Code that draws figures –

####

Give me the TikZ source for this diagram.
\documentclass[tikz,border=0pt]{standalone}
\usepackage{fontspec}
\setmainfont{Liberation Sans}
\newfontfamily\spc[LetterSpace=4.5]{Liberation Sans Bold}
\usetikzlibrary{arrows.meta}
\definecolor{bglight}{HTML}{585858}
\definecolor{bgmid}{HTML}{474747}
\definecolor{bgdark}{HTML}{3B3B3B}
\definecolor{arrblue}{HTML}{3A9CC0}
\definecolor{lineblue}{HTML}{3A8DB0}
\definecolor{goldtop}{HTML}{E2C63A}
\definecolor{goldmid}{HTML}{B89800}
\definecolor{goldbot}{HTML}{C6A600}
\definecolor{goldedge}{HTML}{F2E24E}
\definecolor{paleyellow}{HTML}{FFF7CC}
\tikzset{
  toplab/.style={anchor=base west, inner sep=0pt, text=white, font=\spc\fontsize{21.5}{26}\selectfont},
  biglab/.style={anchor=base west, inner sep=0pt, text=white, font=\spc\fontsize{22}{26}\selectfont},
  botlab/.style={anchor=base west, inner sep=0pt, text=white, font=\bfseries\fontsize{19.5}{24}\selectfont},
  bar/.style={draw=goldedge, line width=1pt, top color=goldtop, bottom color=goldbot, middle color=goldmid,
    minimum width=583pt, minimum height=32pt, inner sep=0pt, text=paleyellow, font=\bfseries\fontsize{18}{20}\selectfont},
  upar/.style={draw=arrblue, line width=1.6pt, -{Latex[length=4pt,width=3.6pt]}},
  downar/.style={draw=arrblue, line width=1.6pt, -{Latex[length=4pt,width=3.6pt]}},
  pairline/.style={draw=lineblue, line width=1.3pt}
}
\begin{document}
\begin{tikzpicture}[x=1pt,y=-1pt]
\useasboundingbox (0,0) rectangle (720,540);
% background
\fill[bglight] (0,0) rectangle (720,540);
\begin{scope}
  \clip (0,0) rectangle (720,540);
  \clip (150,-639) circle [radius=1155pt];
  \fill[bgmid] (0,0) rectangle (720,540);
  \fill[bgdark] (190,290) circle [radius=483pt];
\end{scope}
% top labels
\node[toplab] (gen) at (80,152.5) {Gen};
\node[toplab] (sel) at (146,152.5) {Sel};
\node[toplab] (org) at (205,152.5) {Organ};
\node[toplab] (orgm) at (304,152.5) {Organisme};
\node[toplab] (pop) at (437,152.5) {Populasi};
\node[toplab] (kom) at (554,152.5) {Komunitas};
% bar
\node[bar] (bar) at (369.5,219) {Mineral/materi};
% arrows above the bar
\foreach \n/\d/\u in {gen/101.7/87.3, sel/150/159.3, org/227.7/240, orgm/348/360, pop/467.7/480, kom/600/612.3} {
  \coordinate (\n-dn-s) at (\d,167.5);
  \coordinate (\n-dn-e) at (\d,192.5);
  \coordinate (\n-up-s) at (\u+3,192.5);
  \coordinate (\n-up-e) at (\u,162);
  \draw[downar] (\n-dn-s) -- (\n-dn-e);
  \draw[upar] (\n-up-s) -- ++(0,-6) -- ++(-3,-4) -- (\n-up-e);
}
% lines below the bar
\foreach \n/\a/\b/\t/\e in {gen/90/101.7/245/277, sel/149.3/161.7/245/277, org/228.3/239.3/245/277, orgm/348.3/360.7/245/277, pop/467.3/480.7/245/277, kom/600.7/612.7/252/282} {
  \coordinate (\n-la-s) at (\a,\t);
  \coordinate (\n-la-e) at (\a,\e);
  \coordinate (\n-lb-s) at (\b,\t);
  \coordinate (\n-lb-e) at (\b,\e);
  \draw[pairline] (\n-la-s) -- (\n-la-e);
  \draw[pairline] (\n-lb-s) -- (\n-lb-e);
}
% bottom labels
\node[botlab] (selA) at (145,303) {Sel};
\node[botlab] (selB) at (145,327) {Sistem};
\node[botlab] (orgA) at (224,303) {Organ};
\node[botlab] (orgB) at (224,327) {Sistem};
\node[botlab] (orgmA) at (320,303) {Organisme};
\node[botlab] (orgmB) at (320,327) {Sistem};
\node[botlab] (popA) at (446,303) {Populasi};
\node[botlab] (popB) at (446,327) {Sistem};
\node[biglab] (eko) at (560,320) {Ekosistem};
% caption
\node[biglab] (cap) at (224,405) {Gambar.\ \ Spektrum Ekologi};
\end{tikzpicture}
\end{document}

####

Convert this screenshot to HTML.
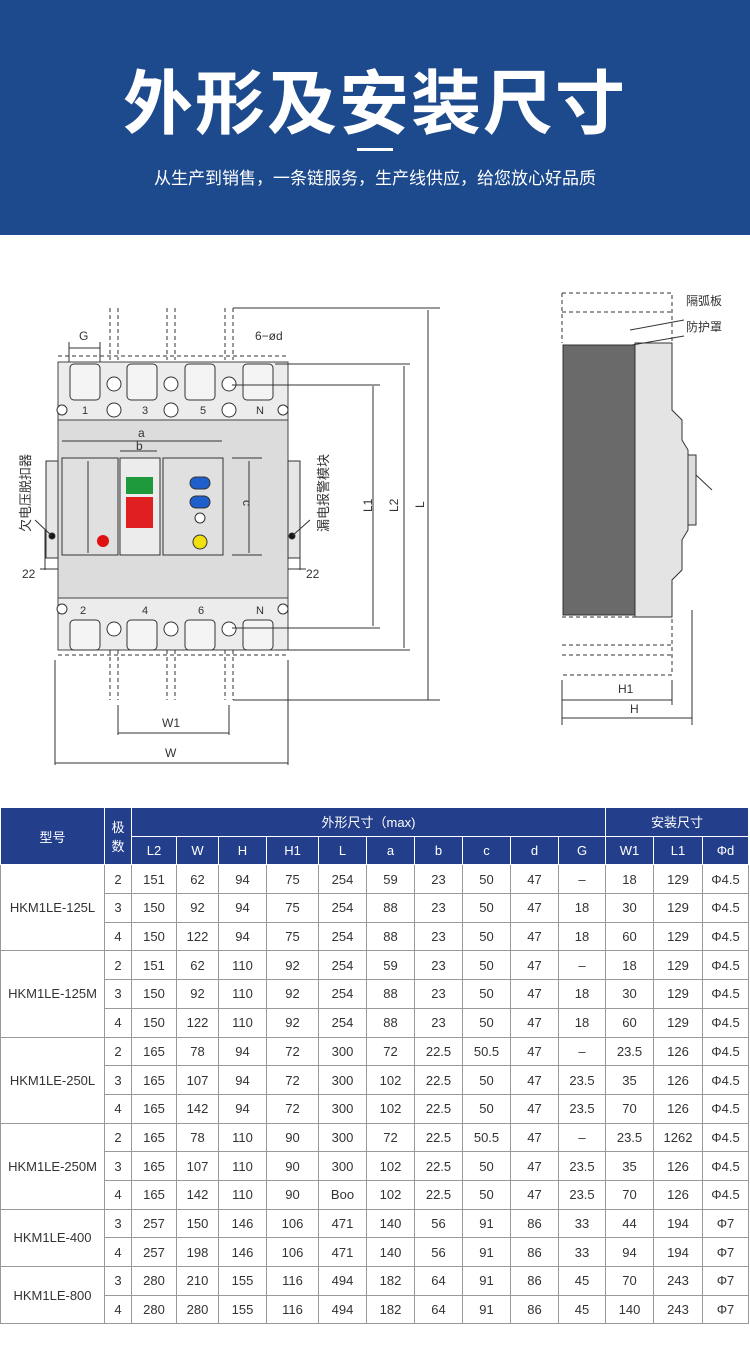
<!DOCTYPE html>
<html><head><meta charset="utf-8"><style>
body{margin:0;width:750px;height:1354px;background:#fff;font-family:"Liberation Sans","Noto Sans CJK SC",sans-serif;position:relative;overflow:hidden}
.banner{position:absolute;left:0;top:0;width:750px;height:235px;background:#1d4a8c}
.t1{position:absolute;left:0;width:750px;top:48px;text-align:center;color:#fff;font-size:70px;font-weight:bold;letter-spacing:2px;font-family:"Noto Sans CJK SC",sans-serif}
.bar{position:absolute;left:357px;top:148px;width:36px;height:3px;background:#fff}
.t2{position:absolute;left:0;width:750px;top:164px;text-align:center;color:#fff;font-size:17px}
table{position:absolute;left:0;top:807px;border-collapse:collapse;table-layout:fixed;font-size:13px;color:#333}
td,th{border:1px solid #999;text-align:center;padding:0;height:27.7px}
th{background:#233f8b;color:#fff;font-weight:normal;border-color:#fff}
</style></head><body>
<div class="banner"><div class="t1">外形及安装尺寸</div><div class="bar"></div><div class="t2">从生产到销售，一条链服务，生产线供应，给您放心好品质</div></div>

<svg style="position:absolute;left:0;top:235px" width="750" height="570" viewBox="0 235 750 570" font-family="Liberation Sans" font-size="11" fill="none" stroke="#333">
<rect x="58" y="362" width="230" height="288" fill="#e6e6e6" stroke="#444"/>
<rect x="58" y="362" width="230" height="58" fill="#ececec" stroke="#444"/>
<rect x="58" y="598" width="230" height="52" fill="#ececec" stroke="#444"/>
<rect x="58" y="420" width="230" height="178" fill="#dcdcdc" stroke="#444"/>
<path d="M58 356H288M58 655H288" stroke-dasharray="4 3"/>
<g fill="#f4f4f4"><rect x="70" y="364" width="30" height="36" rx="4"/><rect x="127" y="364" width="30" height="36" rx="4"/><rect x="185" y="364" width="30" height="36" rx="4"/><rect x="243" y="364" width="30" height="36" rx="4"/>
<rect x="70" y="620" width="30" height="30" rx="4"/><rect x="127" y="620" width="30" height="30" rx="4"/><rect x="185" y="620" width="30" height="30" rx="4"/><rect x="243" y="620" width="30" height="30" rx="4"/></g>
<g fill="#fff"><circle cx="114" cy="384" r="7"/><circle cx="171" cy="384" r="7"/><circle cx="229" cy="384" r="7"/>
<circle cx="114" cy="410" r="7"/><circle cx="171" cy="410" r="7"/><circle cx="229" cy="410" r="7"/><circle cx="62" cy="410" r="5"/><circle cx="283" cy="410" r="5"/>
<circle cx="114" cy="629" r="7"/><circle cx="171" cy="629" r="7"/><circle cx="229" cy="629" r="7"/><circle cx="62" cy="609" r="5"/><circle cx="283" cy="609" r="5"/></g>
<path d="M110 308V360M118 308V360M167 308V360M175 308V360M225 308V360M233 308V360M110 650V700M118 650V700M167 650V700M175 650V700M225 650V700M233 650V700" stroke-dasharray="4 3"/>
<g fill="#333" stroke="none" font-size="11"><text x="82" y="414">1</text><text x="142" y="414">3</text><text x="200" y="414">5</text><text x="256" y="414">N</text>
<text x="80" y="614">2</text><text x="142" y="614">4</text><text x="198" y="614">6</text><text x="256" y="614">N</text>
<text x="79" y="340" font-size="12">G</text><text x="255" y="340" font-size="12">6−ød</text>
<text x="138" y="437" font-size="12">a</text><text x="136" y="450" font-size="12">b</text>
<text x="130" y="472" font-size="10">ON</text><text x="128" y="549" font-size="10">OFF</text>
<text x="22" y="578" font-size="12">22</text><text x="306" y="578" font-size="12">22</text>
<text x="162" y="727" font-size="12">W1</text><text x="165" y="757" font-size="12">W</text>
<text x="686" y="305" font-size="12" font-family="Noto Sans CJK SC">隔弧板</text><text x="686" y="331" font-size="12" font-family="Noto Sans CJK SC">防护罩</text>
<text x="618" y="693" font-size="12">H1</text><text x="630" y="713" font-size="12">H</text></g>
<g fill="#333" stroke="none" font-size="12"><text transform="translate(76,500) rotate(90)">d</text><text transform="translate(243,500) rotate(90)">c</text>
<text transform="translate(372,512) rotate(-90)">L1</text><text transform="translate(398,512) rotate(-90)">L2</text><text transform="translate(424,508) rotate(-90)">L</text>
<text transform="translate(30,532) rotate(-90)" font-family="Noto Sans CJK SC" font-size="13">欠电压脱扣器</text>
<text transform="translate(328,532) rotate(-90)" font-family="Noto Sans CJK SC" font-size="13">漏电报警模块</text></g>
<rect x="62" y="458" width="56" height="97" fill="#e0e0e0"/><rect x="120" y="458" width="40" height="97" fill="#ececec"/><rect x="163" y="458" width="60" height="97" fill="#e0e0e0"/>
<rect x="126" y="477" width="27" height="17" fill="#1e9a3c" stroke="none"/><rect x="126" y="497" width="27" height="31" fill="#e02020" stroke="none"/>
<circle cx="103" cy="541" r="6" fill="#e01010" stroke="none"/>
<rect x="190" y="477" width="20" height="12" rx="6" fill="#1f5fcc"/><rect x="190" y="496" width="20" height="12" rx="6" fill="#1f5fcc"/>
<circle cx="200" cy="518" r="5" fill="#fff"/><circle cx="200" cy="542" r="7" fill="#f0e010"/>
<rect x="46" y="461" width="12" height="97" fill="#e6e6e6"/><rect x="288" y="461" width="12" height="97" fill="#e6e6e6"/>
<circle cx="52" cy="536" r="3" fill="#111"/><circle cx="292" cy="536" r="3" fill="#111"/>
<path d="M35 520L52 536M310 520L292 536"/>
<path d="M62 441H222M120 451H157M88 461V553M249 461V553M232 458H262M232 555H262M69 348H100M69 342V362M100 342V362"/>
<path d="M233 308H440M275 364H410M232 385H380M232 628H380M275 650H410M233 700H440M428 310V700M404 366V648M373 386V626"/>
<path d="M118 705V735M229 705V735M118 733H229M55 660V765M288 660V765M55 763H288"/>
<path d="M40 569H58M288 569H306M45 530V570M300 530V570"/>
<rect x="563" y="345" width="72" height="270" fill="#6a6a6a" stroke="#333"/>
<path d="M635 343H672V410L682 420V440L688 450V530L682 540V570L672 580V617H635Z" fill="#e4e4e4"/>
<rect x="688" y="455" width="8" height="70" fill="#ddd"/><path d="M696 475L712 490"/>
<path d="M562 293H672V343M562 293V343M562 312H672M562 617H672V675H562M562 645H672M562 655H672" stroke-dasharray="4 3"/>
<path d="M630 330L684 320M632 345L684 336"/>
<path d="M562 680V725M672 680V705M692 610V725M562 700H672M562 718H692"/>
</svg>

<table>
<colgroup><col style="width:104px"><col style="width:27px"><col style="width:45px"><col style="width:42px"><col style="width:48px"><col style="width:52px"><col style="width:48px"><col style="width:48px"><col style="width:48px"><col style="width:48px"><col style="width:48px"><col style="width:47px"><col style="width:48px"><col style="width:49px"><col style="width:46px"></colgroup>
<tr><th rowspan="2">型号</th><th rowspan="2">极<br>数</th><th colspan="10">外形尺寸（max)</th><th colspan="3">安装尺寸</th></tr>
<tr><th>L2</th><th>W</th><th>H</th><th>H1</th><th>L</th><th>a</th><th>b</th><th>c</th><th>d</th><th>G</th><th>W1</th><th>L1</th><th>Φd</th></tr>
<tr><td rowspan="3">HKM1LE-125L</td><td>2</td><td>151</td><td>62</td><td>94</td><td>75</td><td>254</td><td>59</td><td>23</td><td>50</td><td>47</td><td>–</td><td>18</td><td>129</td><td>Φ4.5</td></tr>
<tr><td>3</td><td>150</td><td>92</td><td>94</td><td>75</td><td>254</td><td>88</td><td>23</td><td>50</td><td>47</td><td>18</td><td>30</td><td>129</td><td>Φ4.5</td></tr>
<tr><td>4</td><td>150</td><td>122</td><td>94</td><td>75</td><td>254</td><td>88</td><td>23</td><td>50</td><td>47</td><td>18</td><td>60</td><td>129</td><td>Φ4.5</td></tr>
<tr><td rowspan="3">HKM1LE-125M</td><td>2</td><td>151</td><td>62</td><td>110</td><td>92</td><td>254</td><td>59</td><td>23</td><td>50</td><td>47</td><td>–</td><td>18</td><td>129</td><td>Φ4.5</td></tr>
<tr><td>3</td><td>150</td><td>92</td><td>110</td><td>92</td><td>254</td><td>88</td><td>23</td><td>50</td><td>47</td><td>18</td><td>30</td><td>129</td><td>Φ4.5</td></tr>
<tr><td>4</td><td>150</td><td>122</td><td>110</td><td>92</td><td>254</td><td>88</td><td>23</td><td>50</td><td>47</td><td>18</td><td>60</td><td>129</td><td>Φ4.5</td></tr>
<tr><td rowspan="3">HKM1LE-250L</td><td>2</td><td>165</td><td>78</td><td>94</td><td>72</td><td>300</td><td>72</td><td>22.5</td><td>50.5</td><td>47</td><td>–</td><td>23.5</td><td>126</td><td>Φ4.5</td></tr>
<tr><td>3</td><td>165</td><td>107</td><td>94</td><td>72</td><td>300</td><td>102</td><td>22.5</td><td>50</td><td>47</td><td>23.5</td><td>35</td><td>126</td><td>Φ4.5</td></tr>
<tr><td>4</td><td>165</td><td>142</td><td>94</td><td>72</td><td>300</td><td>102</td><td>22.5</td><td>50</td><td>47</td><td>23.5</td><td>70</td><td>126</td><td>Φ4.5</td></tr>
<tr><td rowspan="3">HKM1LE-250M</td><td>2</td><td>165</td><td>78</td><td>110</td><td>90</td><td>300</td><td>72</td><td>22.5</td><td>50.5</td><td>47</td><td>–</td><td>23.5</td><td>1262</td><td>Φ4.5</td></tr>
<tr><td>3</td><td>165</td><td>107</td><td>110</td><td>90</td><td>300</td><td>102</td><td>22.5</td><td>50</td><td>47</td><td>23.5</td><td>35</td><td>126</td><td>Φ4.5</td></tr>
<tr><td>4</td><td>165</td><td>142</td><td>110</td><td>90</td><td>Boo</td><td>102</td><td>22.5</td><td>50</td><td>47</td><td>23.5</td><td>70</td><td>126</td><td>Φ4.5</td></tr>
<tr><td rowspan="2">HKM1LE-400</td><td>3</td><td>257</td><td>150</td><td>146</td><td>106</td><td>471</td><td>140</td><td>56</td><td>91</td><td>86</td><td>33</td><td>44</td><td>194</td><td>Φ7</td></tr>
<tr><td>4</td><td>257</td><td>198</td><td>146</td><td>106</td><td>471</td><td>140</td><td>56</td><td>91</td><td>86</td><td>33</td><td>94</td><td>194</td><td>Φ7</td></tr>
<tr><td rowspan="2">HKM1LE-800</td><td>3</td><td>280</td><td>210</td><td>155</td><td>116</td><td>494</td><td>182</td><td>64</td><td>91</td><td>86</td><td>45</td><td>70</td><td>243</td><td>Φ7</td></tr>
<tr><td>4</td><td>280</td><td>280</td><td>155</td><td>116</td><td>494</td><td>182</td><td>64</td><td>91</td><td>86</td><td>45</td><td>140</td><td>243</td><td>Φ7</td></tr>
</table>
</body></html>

####

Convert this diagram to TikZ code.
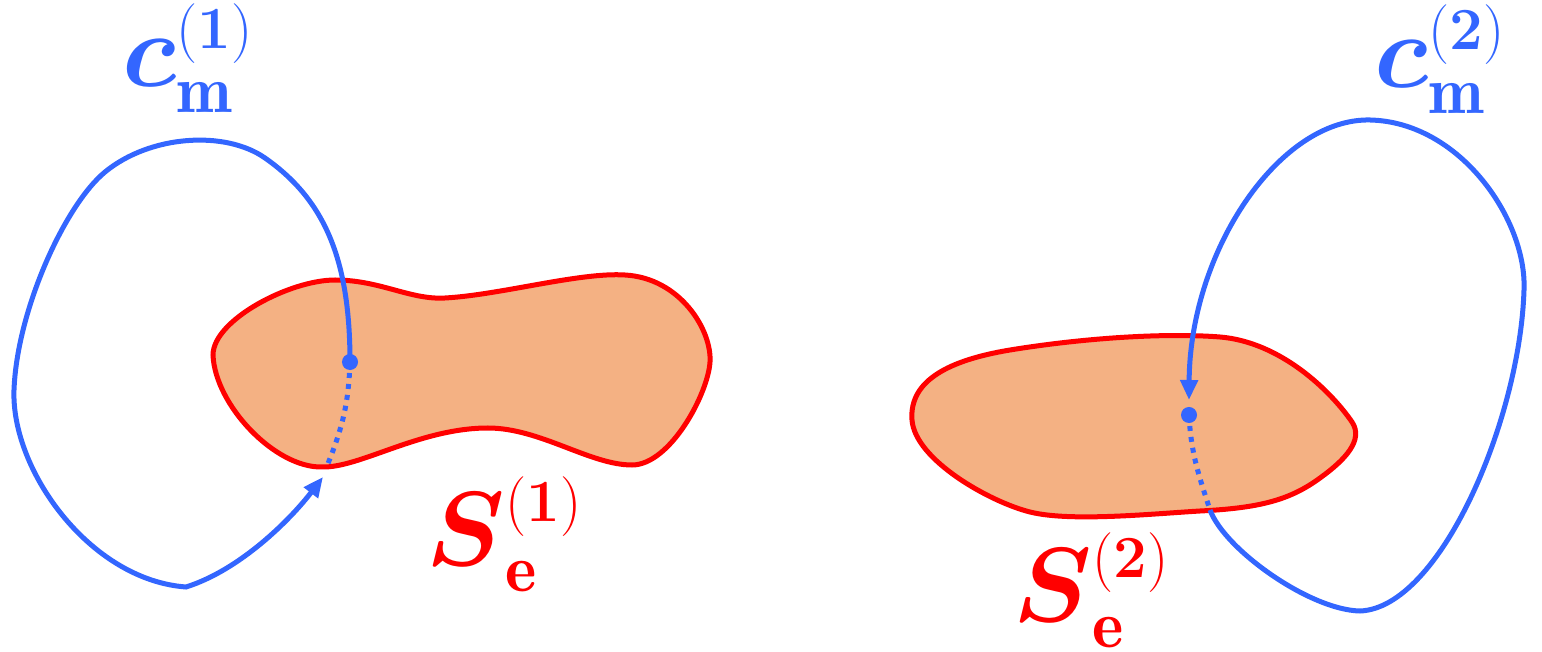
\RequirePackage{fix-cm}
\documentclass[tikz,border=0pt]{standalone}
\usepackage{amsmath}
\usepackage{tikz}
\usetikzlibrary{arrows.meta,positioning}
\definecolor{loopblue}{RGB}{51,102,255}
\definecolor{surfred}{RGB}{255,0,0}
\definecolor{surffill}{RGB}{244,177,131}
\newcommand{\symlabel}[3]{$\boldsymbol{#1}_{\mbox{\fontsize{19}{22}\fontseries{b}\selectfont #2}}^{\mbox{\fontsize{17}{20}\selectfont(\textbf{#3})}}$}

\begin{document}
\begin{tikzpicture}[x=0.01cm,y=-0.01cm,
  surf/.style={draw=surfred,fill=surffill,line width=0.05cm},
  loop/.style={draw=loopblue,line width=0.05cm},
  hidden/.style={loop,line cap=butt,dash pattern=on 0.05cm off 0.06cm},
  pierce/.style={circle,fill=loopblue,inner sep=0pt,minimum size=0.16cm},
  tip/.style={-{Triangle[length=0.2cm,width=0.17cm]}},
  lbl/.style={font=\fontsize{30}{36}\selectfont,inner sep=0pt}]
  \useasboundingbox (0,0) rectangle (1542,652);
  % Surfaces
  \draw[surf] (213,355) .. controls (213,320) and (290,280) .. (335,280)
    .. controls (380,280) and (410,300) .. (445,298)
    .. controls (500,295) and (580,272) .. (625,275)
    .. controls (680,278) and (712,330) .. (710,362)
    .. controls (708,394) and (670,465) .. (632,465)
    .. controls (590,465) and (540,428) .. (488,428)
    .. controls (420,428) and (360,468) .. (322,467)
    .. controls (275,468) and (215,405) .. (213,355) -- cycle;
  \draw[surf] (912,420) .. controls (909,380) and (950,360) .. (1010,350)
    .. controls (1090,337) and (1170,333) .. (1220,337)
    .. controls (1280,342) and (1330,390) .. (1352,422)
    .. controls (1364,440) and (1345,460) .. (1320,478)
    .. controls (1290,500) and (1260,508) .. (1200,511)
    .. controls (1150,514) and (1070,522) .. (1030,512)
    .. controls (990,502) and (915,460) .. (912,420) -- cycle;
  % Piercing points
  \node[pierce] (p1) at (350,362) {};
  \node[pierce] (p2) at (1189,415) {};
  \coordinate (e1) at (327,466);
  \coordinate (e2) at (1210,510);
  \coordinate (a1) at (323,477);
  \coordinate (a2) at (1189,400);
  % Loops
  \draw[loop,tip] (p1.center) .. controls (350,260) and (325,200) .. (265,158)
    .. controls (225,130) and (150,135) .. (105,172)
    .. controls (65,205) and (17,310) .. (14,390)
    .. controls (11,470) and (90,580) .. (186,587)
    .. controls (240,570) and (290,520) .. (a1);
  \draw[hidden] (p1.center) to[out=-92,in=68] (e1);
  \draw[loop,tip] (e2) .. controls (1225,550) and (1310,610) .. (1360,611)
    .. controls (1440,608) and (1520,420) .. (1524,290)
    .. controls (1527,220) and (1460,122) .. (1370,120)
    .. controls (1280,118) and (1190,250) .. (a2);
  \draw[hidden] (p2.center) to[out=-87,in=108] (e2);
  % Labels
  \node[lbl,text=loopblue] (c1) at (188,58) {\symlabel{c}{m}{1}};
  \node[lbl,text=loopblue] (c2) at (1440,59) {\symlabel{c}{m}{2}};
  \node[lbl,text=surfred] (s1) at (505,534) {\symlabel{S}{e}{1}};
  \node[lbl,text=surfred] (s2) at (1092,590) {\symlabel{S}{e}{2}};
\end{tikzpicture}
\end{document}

####

WHAT IS NEEDED –
Show the lines from the data above that contain the string "this".

TASK OUTPUT –
Give me the TikZ source for this diagram.
Convert this screenshot to HTML.
Convert this diagram to TikZ code.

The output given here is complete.